Higher-Order Derivatives (Concept & Notation)

• Idea

  • "Higher order" means differentiating repeatedly.
  • Notation:
  • First derivative: f'(x) or \frac{dy}{dx}.
  • Second derivative: f''(x) = \frac{d^2y}{dx^2} — captures concavity/acceleration.
  • Third derivative: f'''(x) = \frac{d^3y}{dx^3} — appears in physics as "jerk" (rate of change of acceleration).
  • n-th derivative: f^{(n)}(x).

• Why care?

  • Analyze curvature, inflection points, motion (position→velocity→acceleration→jerk→…).
  • Used in Taylor series, differential equations, control systems.

Example 1 — Polynomial (Find the third derivative)

• Reconstructed original function (deduced from derivative steps in the video):
  g(x)=3x^3-5x+12.

• Step-by-step differentiation

  • First derivative
    g'(x)=9x^2-5 (since (d/dx)(3x^3)=9x^2, (d/dx)(-5x)=-5, constant 12 vanishes).
  • Second derivative
    g''(x)=(d/dx)(9x^2-5)=18x.
  • Third derivative
    g'''(x)=(d/dx)(18x)=18.

• Observations

  • The third derivative of a cubic polynomial is always constant.
  • Physical analogy: a constant jerk implies linearly increasing acceleration.

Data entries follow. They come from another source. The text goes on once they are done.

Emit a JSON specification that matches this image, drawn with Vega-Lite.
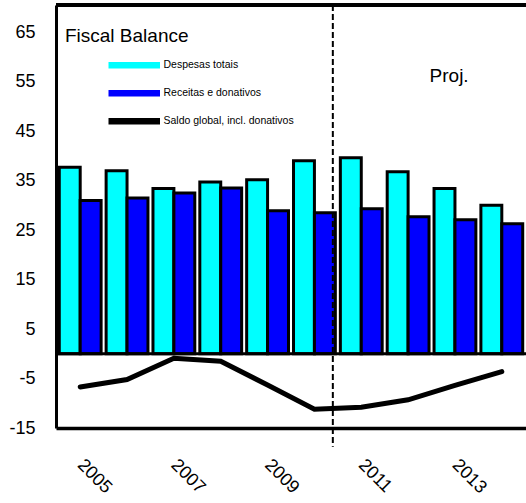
{
  "$schema": "https://vega.github.io/schema/vega-lite/v6.json",
  "width": 470,
  "height": 423,
  "autosize": {"type": "none"},
  "padding": {"left": 56, "top": 5, "right": 0, "bottom": 75},
  "config": {
    "view": {"stroke": null},
    "font": "Liberation Sans",
    "axis": {"labelColor": "black", "labelFont": "Liberation Sans"}
  },
  "datasets": {
    "fiscal": [
      {"year": "2005", "series": "Despesas totais", "value": 37.7},
      {"year": "2006", "series": "Despesas totais", "value": 37.0},
      {"year": "2007", "series": "Despesas totais", "value": 33.4},
      {"year": "2008", "series": "Despesas totais", "value": 34.7},
      {"year": "2009", "series": "Despesas totais", "value": 35.2},
      {"year": "2010", "series": "Despesas totais", "value": 39.0},
      {"year": "2011", "series": "Despesas totais", "value": 39.6},
      {"year": "2012", "series": "Despesas totais", "value": 36.8},
      {"year": "2013", "series": "Despesas totais", "value": 33.4},
      {"year": "2014", "series": "Despesas totais", "value": 30.0},
      {"year": "2005", "series": "Receitas e donativos", "value": 31.0},
      {"year": "2006", "series": "Receitas e donativos", "value": 31.5},
      {"year": "2007", "series": "Receitas e donativos", "value": 32.5},
      {"year": "2008", "series": "Receitas e donativos", "value": 33.5},
      {"year": "2009", "series": "Receitas e donativos", "value": 28.9},
      {"year": "2010", "series": "Receitas e donativos", "value": 28.5},
      {"year": "2011", "series": "Receitas e donativos", "value": 29.3},
      {"year": "2012", "series": "Receitas e donativos", "value": 27.7},
      {"year": "2013", "series": "Receitas e donativos", "value": 27.1},
      {"year": "2014", "series": "Receitas e donativos", "value": 26.3},
      {"year": "2005", "series": "Saldo global, incl. donativos", "value": -6.7},
      {"year": "2006", "series": "Saldo global, incl. donativos", "value": -5.2},
      {"year": "2007", "series": "Saldo global, incl. donativos", "value": -0.9},
      {"year": "2008", "series": "Saldo global, incl. donativos", "value": -1.5},
      {"year": "2009", "series": "Saldo global, incl. donativos", "value": -6.3},
      {"year": "2010", "series": "Saldo global, incl. donativos", "value": -11.2},
      {"year": "2011", "series": "Saldo global, incl. donativos", "value": -10.8},
      {"year": "2012", "series": "Saldo global, incl. donativos", "value": -9.3},
      {"year": "2013", "series": "Saldo global, incl. donativos", "value": -6.4},
      {"year": "2014", "series": "Saldo global, incl. donativos", "value": -3.6}
    ],
    "heading": [{"label": "Fiscal Balance"}],
    "note": [{"label": "Proj."}]
  },
  "layer": [
    {
      "data": {"name": "fiscal"},
      "transform": [{"filter": "datum.series !== 'Saldo global, incl. donativos'"}],
      "mark": {"type": "bar", "stroke": "black", "strokeWidth": 3},
      "encoding": {
        "x": {
          "field": "year",
          "type": "ordinal",
          "scale": {"paddingInner": 0.107, "paddingOuter": 0.07},
          "axis": {
            "title": null,
            "values": ["2005", "2007", "2009", "2011", "2013"],
            "ticks": false,
            "domainColor": "black",
            "domainWidth": 3.5,
            "labelAngle": 45,
            "labelAlign": "left",
            "labelBaseline": "middle",
            "labelPadding": 34,
            "labelFontSize": 18,
            "labelOverlap": false,
            "zindex": 1
          }
        },
        "xOffset": {
          "field": "series",
          "type": "nominal",
          "scale": {"paddingInner": 0, "paddingOuter": 0}
        },
        "y": {
          "field": "value",
          "type": "quantitative",
          "scale": {"domain": [-15, 70.5], "nice": false, "zero": false},
          "axis": {
            "title": null,
            "values": [-15, -5, 5, 15, 25, 35, 45, 55, 65],
            "labelExpr": "'' + datum.value",
            "grid": false,
            "domainColor": "black",
            "domainWidth": 3,
            "ticks": false,
            "labelPadding": 21,
            "labelFontSize": 18,
            "zindex": 1
          }
        },
        "y2": {"datum": 0},
        "color": {
          "field": "series",
          "type": "nominal",
          "scale": {
            "domain": ["Despesas totais", "Receitas e donativos", "Saldo global, incl. donativos"],
            "range": ["#00FFFF", "#0000FF", "#000000"]
          },
          "legend": {
            "title": null,
            "orient": "none",
            "legendX": 73,
            "legendY": 55,
            "padding": 0,
            "rowPadding": 16,
            "symbolType": "M-10,-1H10V1H-10Z",
            "symbolSize": 25,
            "symbolStrokeWidth": 1.5,
            "symbolOpacity": 1,
            "labelOffset": 24,
            "labelFont": "Liberation Sans",
            "labelFontSize": 10.5,
            "labelColor": "black",
            "labelLimit": 0
          }
        }
      }
    },
    {
      "data": {"name": "fiscal"},
      "transform": [{"filter": "datum.series === 'Saldo global, incl. donativos'"}],
      "mark": {"type": "line", "strokeWidth": 5, "strokeCap": "round"},
      "encoding": {
        "x": {"field": "year", "type": "ordinal"},
        "y": {"field": "value", "type": "quantitative"},
        "color": {"field": "series", "type": "nominal"}
      }
    },
    {
      "data": {"name": "note"},
      "mark": {"type": "rule", "color": "black", "strokeWidth": 3},
      "encoding": {"y": {"datum": 0}}
    },
    {
      "data": {"name": "note"},
      "mark": {"type": "rule", "color": "black", "strokeWidth": 4},
      "encoding": {"y": {"datum": 70.5}}
    },
    {
      "data": {"name": "note"},
      "mark": {"type": "rule", "color": "black", "strokeWidth": 2, "strokeDash": [6, 3]},
      "encoding": {
        "x": {"datum": "2010", "type": "ordinal", "bandPosition": 0.94},
        "y": {"datum": 70.5},
        "y2": {"datum": -18.8}
      }
    },
    {
      "data": {"name": "heading"},
      "mark": {"type": "text", "font": "Liberation Sans", "fontSize": 19, "color": "black", "align": "left", "baseline": "alphabetic"},
      "encoding": {
        "x": {"datum": "2005", "type": "ordinal", "bandPosition": 0.136},
        "y": {"datum": 63},
        "text": {"field": "label"}
      }
    },
    {
      "data": {"name": "note"},
      "mark": {"type": "text", "font": "Liberation Sans", "fontSize": 19, "color": "black", "align": "center", "baseline": "alphabetic"},
      "encoding": {
        "x": {"datum": "2013", "type": "ordinal", "bandPosition": 0.36},
        "y": {"datum": 55},
        "text": {"field": "label"}
      }
    }
  ]
}
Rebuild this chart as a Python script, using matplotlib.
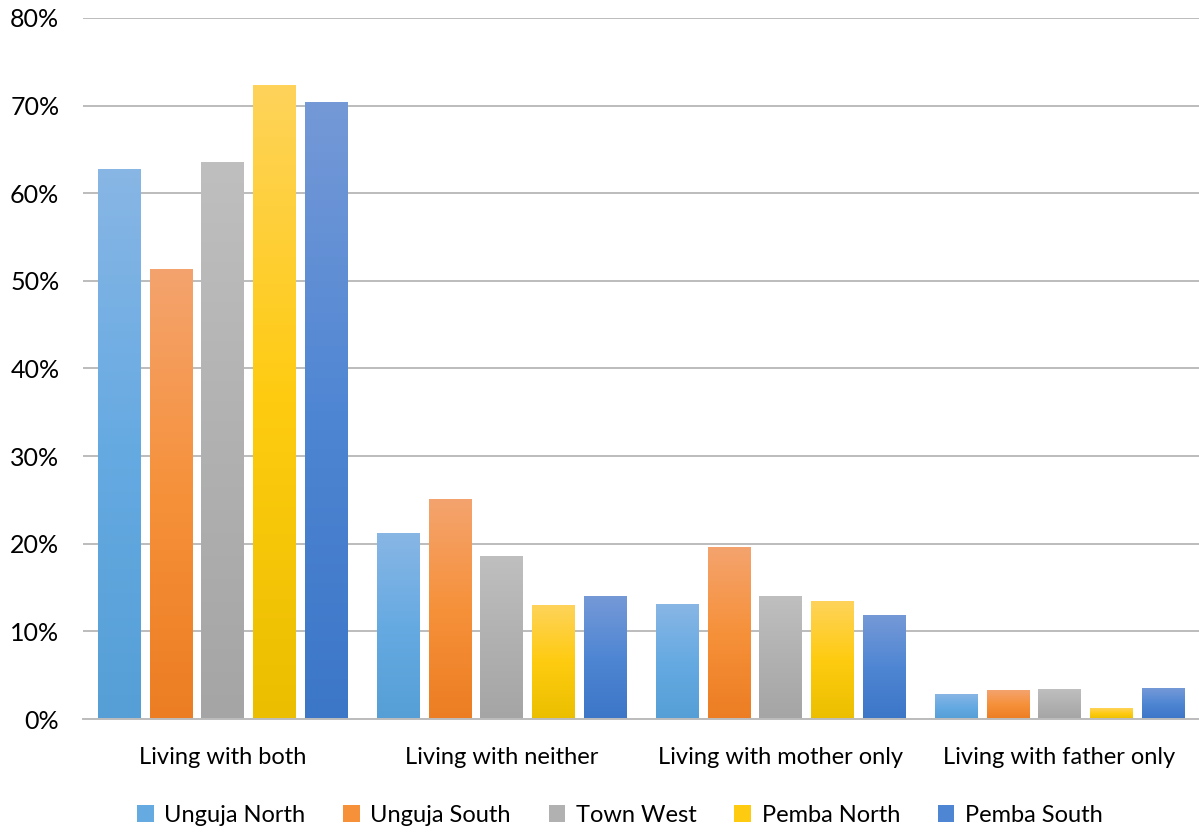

Example 2 — Mixed Linear & Exponential (Find up to third derivative)

• Function
  y(t)=3t+2e^{t}.

• Notation reminder

  • Using Leibniz form \frac{dy}{dt},\;\frac{d^2y}{dt^2},\;\frac{d^3y}{dt^3}.

• Derivatives

  • First derivative
    \frac{dy}{dt}=3+2e^{t}, because (d/dt)(3t)=3 and (d/dt)(e^{t})=e^{t}.
  • Second derivative
    \frac{d^2y}{dt^2}=2e^{t} (derivative of constant 3 is 0; 2e^{t} remains unchanged).
  • Third derivative
    \frac{d^3y}{dt^3}=2e^{t} (exponential function differentiates to itself indefinitely).

• Pattern insight

  • For ae^{t}, every derivative is still ae^{t}.
  • Linear terms vanish after first differentiation.

Quick Reference: Rules Employed & Their Significance

• Power Rule: \frac{d}{dx}(x^{n}) = nx^{n-1} (foundation for differentiating polynomials).
• Constant Multiple Rule: \frac{d}{dx}[c\,f(x)] = c\,f'(x).
• Sum/Difference Rule: differentiate term-by-term.
• Derivative of e^{x}: remains e^{x} — makes exponentials pivotal in modeling continuous growth/decay.
• Quadratic Formula: universal method when factoring fails; discriminant b^2-4ac signals number/nature of roots.

Broader Connections & Practical Takeaways

• Tangent‐slope problems illustrate how derivatives convert geometric questions into algebraic ones.
• Higher-order derivatives underpin concavity testing, optimization (via second derivative test), and series approximations (Taylor/Maclaurin).
• Exponentials’ self-replicating derivatives explain their ubiquity in differential equations (e.g.
  Newton’s law of cooling, population models).
• Recognizing when to switch from factoring to quadratic formula saves time and prevents errors.

Suggested Practice / Next Steps

• Re-work the tangent‐slope example with a different target slope (e.g.
  m=10) to reinforce the derivative-to-algebra transition.
• Compute 4th and 5th derivatives of the exponential example to verify the pattern.
• Sketch f(x)=2x^3-15x^2+24x and mark the points where the slope equals 6 to internalize the geometric meaning.
• Read ahead on the second derivative test for local maxima/minima to see higher-order derivatives in action.